In fact, they over a trillion dollars in student loan debt debt, and many economists worry that rapidly rising student loan debt is infating the next financial bubble to burst and harm the economy.
Student loan debt is a thorny issue that has both short-term and long-term ramifications. So, where do your candidates stand?
U.S. Senate race
U.S. Rep. Gary Peters, Democratic candidate for U.S. Senate
Peters sponsored a bill in the U.S. House of Representatives extending subsidized federal student loans rates at 3.2 percent until 2015 in an attempt to keep rates from increasing to 6.8 percent.
He voted against on the Bipartisan Student Loan Certainty Act of 2013, which allowed borrowers to take loans at 3.9% for undergraduates, 5.4% for graduates and 10.5% for PLUS Loans for the 2013-2014 year.

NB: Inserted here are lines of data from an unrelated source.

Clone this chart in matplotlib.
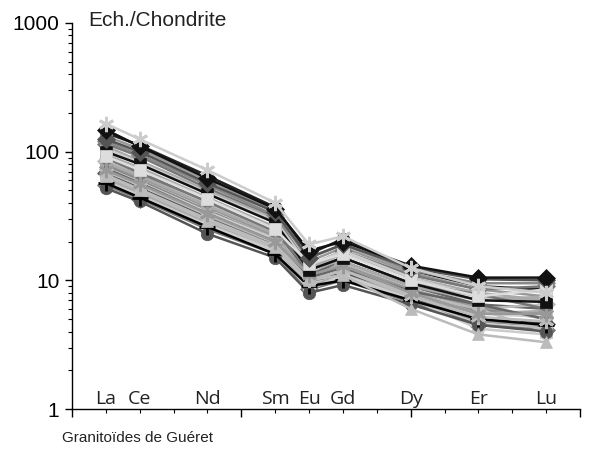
import matplotlib
matplotlib.use("Agg")
import matplotlib.pyplot as plt
from matplotlib.ticker import LogLocator, NullFormatter, FixedLocator

elements = ["La", "Ce", "Nd", "Sm", "Eu", "Gd", "Dy", "Er", "Lu"]
element_pos = [1, 2, 4, 6, 7, 8, 10, 12, 14]

# chondrite-normalised values (La, Ce, Nd, Sm, Eu, Gd, Dy, Er, Lu)
s01 = [165, 125, 72, 40, 19, 22, 12.5, 9.0, 8.0]
s02 = [148, 110, 62, 36, 17, 20, 13, 10.5, 10.5]
s03 = [125, 100, 57, 34, 15, 19, 12.5, 10.2, 10.0]
s04 = [140, 112, 65, 37, 16, 21, 12, 9, 8.5]
s05 = [132, 105, 60, 35, 14, 18, 11.5, 8.5, 7.5]
s06 = [115, 92, 52, 31, 13, 17, 11, 8.5, 9.0]
s07 = [110, 85, 50, 30, 12.5, 16, 10.5, 8, 7]
s08 = [92, 72, 43, 25, 13.5, 16, 10, 7.5, 8.5]
s09 = [100, 80, 47, 28, 12, 15, 9.5, 7, 6.8]
s10 = [95, 75, 44, 26, 11, 15, 9.5, 7.5, 7.0]
s11 = [88, 70, 40, 24, 11, 14, 9, 6.5, 6.0]
s12 = [85, 66, 39, 23, 10.5, 13.5, 8.5, 6, 6.5]
s13 = [80, 63, 37, 22, 10, 13, 8.5, 6.2, 5.0]
s14 = [78, 60, 35, 21, 11, 12.5, 8, 5.8, 5.5]
s15 = [75, 58, 34, 21, 10, 12, 8, 5.5, 5.2]
s16 = [72, 56, 33, 20, 11, 13, 8, 5.5, 5.5]
s17 = [70, 55, 32, 19.5, 10, 12, 7.5, 5.2, 4.8]
s18 = [68, 52, 31, 19, 9.5, 11.5, 7.2, 5, 4.6]
s19 = [65, 50, 29, 18, 10, 11, 6, 3.8, 3.3]
s20 = [63, 49, 29, 18, 9, 11, 7, 4.8, 4.4]
s21 = [60, 47, 27, 17, 9.5, 10.5, 7, 4.6, 4.2]
s22 = [57, 44, 26, 16, 9, 10, 7, 5, 4.5]
s23 = [55, 43, 25, 16, 8.5, 10, 6.8, 4.5, 4.1]
s24 = [52, 41, 23, 15, 8, 9.2, 6.5, 4.5, 4.0]
s25 = [62, 48, 28, 17, 9, 11, 7.5, 5.5, 5.8]
s26 = [82, 65, 38, 23, 10, 14, 9, 7, 7.5]
s27 = [105, 82, 48, 29, 13, 17, 10.5, 7.5, 6.2]
s28 = [120, 95, 55, 32, 15, 19, 12, 9.5, 9.5]
s29 = [90, 68, 41, 24, 12, 15, 9.5, 7.8, 6.0]
s30 = [74, 57, 33, 20, 10.5, 12.5, 8.2, 6.5, 5.0]
s31 = [66, 51, 30, 18.5, 9.8, 12, 7.8, 6, 4.0]
s32 = [58, 45, 27, 17, 8.5, 11, 7.2, 4.2, 3.8]

ASTER = (6, 2, 0)
# background samples first, highlighted samples last (drawn on top)
series = [
    (s04, "#222222", "o"), (s05, "#999999", "s"), (s06, "#777777", "D"),
    (s07, "#aaaaaa", "^"), (s10, "#aaaaaa", "o"), (s11, "#666666", "s"),
    (s12, "#bbbbbb", "D"), (s13, "#999999", "o"), (s14, "#888888", "^"),
    (s15, "#cccccc", "s"), (s18, "#555555", "D"), (s20, "#999999", "o"),
    (s21, "#cccccc", "s"), (s23, "#777777", "D"), (s25, "#aaaaaa", "^"),
    (s26, "#aaaaaa", "o"), (s27, "#cccccc", "s"), (s28, "#888888", "D"),
    (s29, "#777777", "o"), (s30, "#666666", "^"), (s31, "#bbbbbb", "s"),
    (s32, "#cccccc", "o"),
    (s24, "#555555", "o"), (s22, "#000000", "+"), (s19, "#bbbbbb", "^"),
    (s17, "#bbbbbb", ASTER), (s16, "#999999", ASTER), (s09, "#111111", "s"),
    (s08, "#dddddd", "s"), (s03, "#555555", "D"), (s02, "#111111", "D"),
    (s01, "#cccccc", ASTER),
]

plt.rcParams["font.family"] = ["Liberation Sans", "DejaVu Sans"]
fig = plt.figure(figsize=(5.89, 4.5), dpi=100)
ax = fig.add_axes([0.1222, 0.0911, 0.8625, 0.8578])

for vals, col, mk in series:
    mew = 2.0 if mk in ("+", ASTER) else 0.5
    ms = 11 if mk in ("+", ASTER) else 9
    ax.plot(element_pos, vals, color=col, lw=1.8, marker=mk, ms=ms,
            mfc=col, mec=col, mew=mew, zorder=3)

ax.set_yscale("log")
ax.set_ylim(1, 1000)
ax.set_xlim(0, 15.0)
ax.spines["top"].set_visible(False)
ax.spines["right"].set_visible(False)
ax.spines["left"].set_linewidth(1.0)
ax.spines["bottom"].set_linewidth(1.0)

ax.set_yticks([1, 10, 100, 1000])
ax.set_yticklabels(["1", "10", "100", "1000"], fontsize=15)
ax.yaxis.set_minor_locator(LogLocator(base=10, subs=range(2, 10)))
ax.yaxis.set_minor_formatter(NullFormatter())
ax.tick_params(axis="y", which="major", length=5, width=1, pad=4)
ax.tick_params(axis="y", which="minor", length=3, width=0.8)

ax.xaxis.set_major_locator(FixedLocator([0, 5, 10, 15]))
ax.xaxis.set_minor_locator(FixedLocator(range(0, 16)))
ax.set_xticklabels([])
ax.tick_params(axis="x", which="major", length=6, width=1)
ax.tick_params(axis="x", which="minor", length=3, width=0.8)

for el, p in zip(elements, element_pos):
    ax.text(p, 0.013, el, transform=ax.get_xaxis_transform(), ha="center",
            va="baseline", fontsize=14, family=["Open Sans", "DejaVu Sans"],
            color="#222222")

fig.text(88 / 589, 1 - 20 / 450, "Ech./Chondrite", fontsize=15,
         ha="left", va="center", color="#222222")
fig.text(62 / 589, 1 - 438 / 450, "Granitoïdes de Guéret", fontsize=11,
         ha="left", va="center", color="#222222")

fig.savefig("out.png", dpi=100)
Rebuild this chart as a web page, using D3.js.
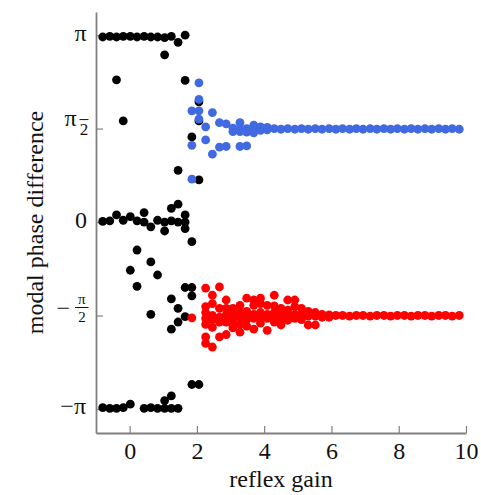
<!DOCTYPE html>
<html><head><meta charset="utf-8">
<script src="https://cdn.jsdelivr.net/npm/d3@7"></script>
<style>html,body{margin:0;padding:0;background:#fff;} svg{display:block;}</style>
</head><body><svg id="chart" width="481" height="495"></svg>
<script>
// ---- data ----
const xTickValues = [0, 2, 4, 6, 8, 10];
const yTickValues = [-Math.PI, -Math.PI / 2, 0, Math.PI / 2, Math.PI];
const xLabel = "reflex gain";
const yLabel = "modal phase difference";

const blackGain = [
  -0.80,-0.59,-0.39,-0.19,0.02,0.22,0.43,0.63,0.83,1.04,1.24,1.44,1.65,
  1.04,-0.39,1.65,-0.19,2.06,2.06,1.85,1.44,2.06,
  -0.80,-0.59,-0.39,-0.19,0.02,0.22,0.43,0.43,0.63,0.83,1.04,1.04,1.24,1.24,1.44,1.44,1.65,1.65,1.65,1.85,
  0.22,0.02,0.63,0.83,0.22,1.65,1.85,1.85,1.24,1.44,0.63,1.65,1.44,1.24,
  -0.80,-0.59,-0.39,-0.19,0.02,0.43,0.63,0.83,1.04,1.04,1.24,1.24,1.44,1.85,2.06
];
const blackPhase = [
  3.11,3.12,3.11,3.12,3.12,3.11,3.12,3.11,3.11,3.10,3.12,3.02,3.14,
  2.81,2.39,2.38,1.70,2.02,1.70,1.43,0.87,0.71,
  0.01,0.02,0.12,0.03,0.09,0.02,0.16,0.00,-0.08,0.03,-0.15,0.00,0.23,0.02,0.30,0.00,0.12,-0.11,0.00,-0.33,
  -0.47,-0.81,-0.67,-0.89,-1.08,-1.10,-1.10,-1.24,-1.29,-1.45,-1.55,-1.59,-1.68,-1.80,
  -3.12,-3.13,-3.13,-3.12,-3.06,-3.13,-3.12,-3.13,-3.00,-3.13,-2.92,-3.13,-3.13,-2.73,-2.73
];

const blueGain = [
  1.85,1.85,1.85, 2.06,2.06,2.06,2.06, 2.26,2.26, 2.46,2.46, 2.67,2.67, 2.87,2.87,
  3.07,3.07, 3.28,3.28,3.28,3.28, 3.48,3.48,3.48, 3.69,3.69,3.69, 3.89,3.89, 4.09,4.09, 4.30,
  4.50,4.70,4.91,5.11,5.31,5.52,5.72,5.93,6.13,6.33,6.54,6.74,6.94,7.15,7.35,7.56,7.76,7.96,
  8.17,8.37,8.57,8.78,8.98,9.19,9.39,9.59,9.80
];
const bluePhase = [
  1.87,1.29,0.72, 2.34,2.06,1.87,1.73, 1.60,1.38, 1.84,1.14, 1.67,1.26, 1.65,1.27,
  1.52,1.58, 1.67,1.27,1.52,1.58, 1.28,1.57,1.51, 1.63,1.50,1.57, 1.60,1.54, 1.59,1.55, 1.57,
  1.56,1.57,1.56,1.57,1.56,1.57,1.56,1.57,1.56,1.57,1.56,1.57,1.56,1.57,1.56,1.57,1.56,1.57,
  1.56,1.57,1.56,1.57,1.56,1.57,1.56,1.57,1.56
];

const redGain = [
  1.85,
  2.26,2.26,2.26,2.26,2.26,2.26,2.26,
  2.46,2.46,2.46,2.46,2.46,2.46,
  2.67,2.67,2.67,2.67,2.67,
  2.87,2.87,2.87,2.87,2.87,
  3.07,3.07,3.07,3.07,3.07,
  3.28,3.28,3.28,3.28,3.28,
  3.48,3.48,3.48,3.48,3.48,
  3.69,3.69,3.69,3.69,3.69,
  3.89,3.89,3.89,3.89,3.89,
  4.09,4.09,4.09,4.09,
  4.30,4.30,4.30,4.30,4.30,
  4.50,4.50,4.50,4.50,
  4.70,4.70,4.70,4.70,
  4.91,4.91,4.91,4.91,
  5.11,5.11,5.11,
  5.31,5.31,5.31,
  5.52,5.52,5.52,
  5.72,5.72,
  5.93,5.93,
  6.13,6.33,6.54,6.74,6.94,7.15,7.35,7.56,7.76,7.96,8.17,8.37,8.57,8.78,8.98,9.19,9.39,9.59,9.80
];
const redPhase = [
  -1.61,
  -1.11,-1.42,-1.52,-1.62,-1.72,-1.93,-2.04,
  -1.23,-1.37,-1.57,-1.64,-1.77,-2.10,
  -1.09,-1.45,-1.60,-1.68,-1.93,
  -1.31,-1.45,-1.56,-1.68,-1.89,
  -1.45,-1.55,-1.63,-1.72,-1.78,
  -1.40,-1.52,-1.60,-1.72,-1.85,
  -1.28,-1.50,-1.58,-1.64,-1.75,
  -1.31,-1.40,-1.55,-1.62,-1.80,
  -1.28,-1.37,-1.52,-1.60,-1.70,
  -1.40,-1.55,-1.62,-1.82,
  -1.23,-1.41,-1.52,-1.60,-1.68,
  -1.45,-1.56,-1.62,-1.73,
  -1.31,-1.48,-1.58,-1.65,
  -1.31,-1.42,-1.55,-1.62,
  -1.45,-1.56,-1.64,
  -1.50,-1.58,-1.73,
  -1.52,-1.58,-1.73,
  -1.55,-1.60,
  -1.56,-1.60,
  -1.57,-1.57,-1.58,-1.57,-1.57,-1.58,-1.57,-1.57,-1.58,-1.57,-1.57,-1.58,-1.57,-1.57,-1.58,-1.57,-1.57,-1.58,-1.57
];

// ---- chart ----
const svg = d3.select("#chart");
const pLeft = 96, pRight = 466, pTop = 12, pBottom = 433;
const x = d3.scaleLinear().domain([-1, 10]).range([pLeft, pRight]);
const y = d3.scaleLinear().domain([-3.545, 3.53]).range([pBottom, pTop]);
const axisColor = "#808080";
const font = "'Liberation Serif', 'Times New Roman', serif";

svg.append("defs").append("clipPath").attr("id", "plotclip")
  .append("rect").attr("x", pLeft).attr("y", pTop).attr("width", pRight - pLeft).attr("height", pBottom - pTop);

// axes
const xAxis = svg.append("g").attr("transform", `translate(0,${pBottom})`)
  .call(d3.axisBottom(x).tickValues(xTickValues).tickSizeInner(-7).tickSizeOuter(0).tickFormat(d3.format("d")));
xAxis.select(".domain").attr("stroke", axisColor).attr("stroke-width", 1.8);
xAxis.selectAll(".tick line").attr("stroke", axisColor).attr("stroke-width", 1.2);
xAxis.selectAll(".tick text").attr("y", 26).attr("dy", 0)
  .attr("font-family", font).attr("font-size", 24).attr("fill", "#111");

const yAxis = svg.append("g").attr("transform", `translate(${pLeft},0)`)
  .call(d3.axisLeft(y).tickValues(yTickValues).tickSizeInner(-7).tickSizeOuter(0).tickFormat(""));
yAxis.select(".domain").attr("stroke", axisColor).attr("stroke-width", 1.8);
yAxis.selectAll(".tick line").attr("stroke", axisColor).attr("stroke-width", 1.2);

// y tick labels (custom math-like rendering)
const lab = svg.append("g").attr("font-family", font).attr("fill", "#111");
function txt(t, xx, yy, size, anchor) {
  lab.append("text").attr("x", xx).attr("y", yy).attr("font-size", size)
    .attr("text-anchor", anchor).text(t);
}
function bar(x1, x2, yy) {
  lab.append("line").attr("x1", x1).attr("x2", x2).attr("y1", yy).attr("y2", yy)
    .attr("stroke", "#111").attr("stroke-width", 1);
}
// π
txt("π", 86.5, y(Math.PI) + 6, 24, "end");
// π/2 (as in the reference: π followed by a bar and a 2)
txt("π", 76.5, y(Math.PI / 2) - 2.5, 24, "end");
bar(79.5, 88.5, y(Math.PI / 2) - 9);
txt("2", 84, y(Math.PI / 2) + 6.5, 17, "middle");
// 0
txt("0", 87, y(0) + 6, 24, "end");
// −π/2
txt("−", 70, y(-Math.PI / 2) + 0.5, 24, "end");
txt("π", 81.8, y(-Math.PI / 2) - 11.5, 15, "middle");
bar(75, 88.5, y(-Math.PI / 2) - 8);
txt("2", 82, y(-Math.PI / 2) + 6.5, 15, "middle");
// −π
txt("−π", 86, y(-Math.PI) + 5.5, 24, "end");

// axis titles
svg.append("text").attr("x", (pLeft + pRight) / 2).attr("y", 487)
  .attr("text-anchor", "middle").attr("font-family", font).attr("font-size", 24).attr("fill", "#111")
  .text(xLabel);
svg.append("text").attr("transform", `translate(43,${(pTop + pBottom) / 2}) rotate(-90)`)
  .attr("text-anchor", "middle").attr("font-family", font).attr("font-size", 24).attr("fill", "#111")
  .text(yLabel);

// points
const pts = svg.append("g").attr("clip-path", "url(#plotclip)");
const r = 4.4;
function drawSeries(gains, phases, color) {
  pts.append("g").selectAll("circle").data(d3.zip(gains, phases)).join("circle")
    .attr("cx", d => x(d[0])).attr("cy", d => y(d[1])).attr("r", r).attr("fill", color);
}
drawSeries(blackGain, blackPhase, "#000000");
drawSeries(blueGain, bluePhase, "#4169E1");
drawSeries(redGain, redPhase, "#FF0000");
</script>
</body></html>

The law, signed by President Barack Obama, ties federal loan increases to the 10-year Treasury note but caps interest rates for the next 10-years at 8.25 percent for undergraduate, 9.5 percent for graduate and 10.4 percent for PLUS loans.
Peters said during a visit to Central Michigan University in April that he was working on legislation that would give students a second chance if they default on a student loan.
Terri Lynn Land, Republican candidate for U.S. Senate:
While largely Land gave her support to the 2012 Republican Platform, which called for much less government control of student loans and welcomes privatization.
However, she called for providing student loans for skills training programs.
“We really need high skill workers,” Land told the conservative Free Beacon. That’s what I’m hearing from the businesses I talk to. So instead of focusing on just four-year college, they could get the same [student] loans and support as a person who goes to college.”
The Governor’s Race
Gov. Rick Snyder, Republican:
In an address in Ann Arbor this summer, Snyder said states should encourage students to dual enroll in high-school so they will take out fewer loans in college and thinks that need-based financial aid needs to be “looked at.”
Mark Schauer, Democratic candidate for governor:
On his website, Schauer said that he would “establish a student loan refinancing authority to allow qualified borrowers to refinance their student loans at lower interest rates.”
Schauer said in 2013 that the state should look for ways to keep Michigan college costs down so that fewer loans would need to be taken out by students.
Other state-level races
State. Rep. Kevin Cotter, R-Mount Pleasant:
Cotter has said that he does not see student loans as a state issue, although he said the state can play a role in limiting tuition rate increases, as it has done under Snyder.
“Loans are given out mostly at the federal level, though, so there isn’t much the state can do in regards to loans,” Cotter said to CM Life earlier this year.
Bryan Mielke, Democratic candidate for State House:
“Possible long-term funding solutions that I would support as a legislator include providing more financial aid opportunities to Michigan students,” Mielke said in a prepared statement, while short on specifics.